Let’s automate that simple task by scheduling execution of the oneliner every week or so.

For executing the oneliner, there is a descriptive and configurable commandline action in Power Automate Desktop. Perfect! Now, over on how to run that periodically. I know there is a recurrence trigger in Power Automate cloud flows, so I was intuitively looking around for where to configure triggers to my desktop flow - just to realize there aren’t any. We can only run a desktop flow by clicking on it. What a bummer! After a bit of research I found out there is a possibility for work or school accounts to register their machines in the cloud in return to be able to run desktop flows on that machines from within cloud flows, which then again can be recurrence-triggered for example. A bit tedious, requires corresponding security roles and is unavailable for home users. Okay, a script-like experience is also fine to start with - let me create a desktop shortcut of my flow so I can just double-click to run it when I feel like it’s time to update again.

Power Automate Desktop > My Flows > More > Create desktop shortcut

… and it’s greyed out. Premium feature. Next bummer!

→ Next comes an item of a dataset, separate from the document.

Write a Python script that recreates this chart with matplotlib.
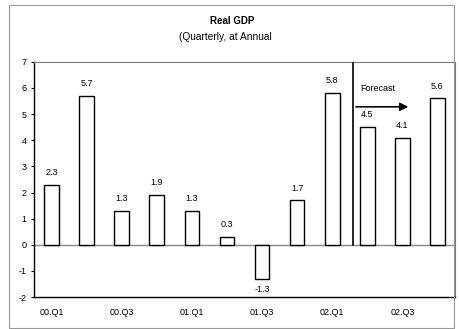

At this point I want to cite myself stating at the beginning of this post that

“I don’t want to put in too much effort automating my stuff and rather focus on real work to do.

and stopped.

My thoughts

Power Automate Desktop as an automation solution for home and business users on the desktop is well documented, nice looking, easy to use and feature-rich regarding the actions to choose from. It is really worth it to give it a try if you haven’t done so yet! Currently, it lacks straight-forward functionality to get productive for me and didn’t live up to the expectations I had coming from the cloud. I would love to see Power Automate Desktop become even more accessible to everyone and support a broader range of use cases by implementing cloud features like triggers. Other than manually starting desktop flows. Like easily scheduling them. Which is what I did in the end using the old Windows Task Scheduler in my case.

I love Power Automate Cloud Flows and implementing low-code solutions where appropriate! Because of the familiarity and ubiquity, I think Power Automate Desktop has the potential to fill that gap for a fully blown UI automation tool on the desktop, so I would love to manage everything nice and tidy within it. Including triggers.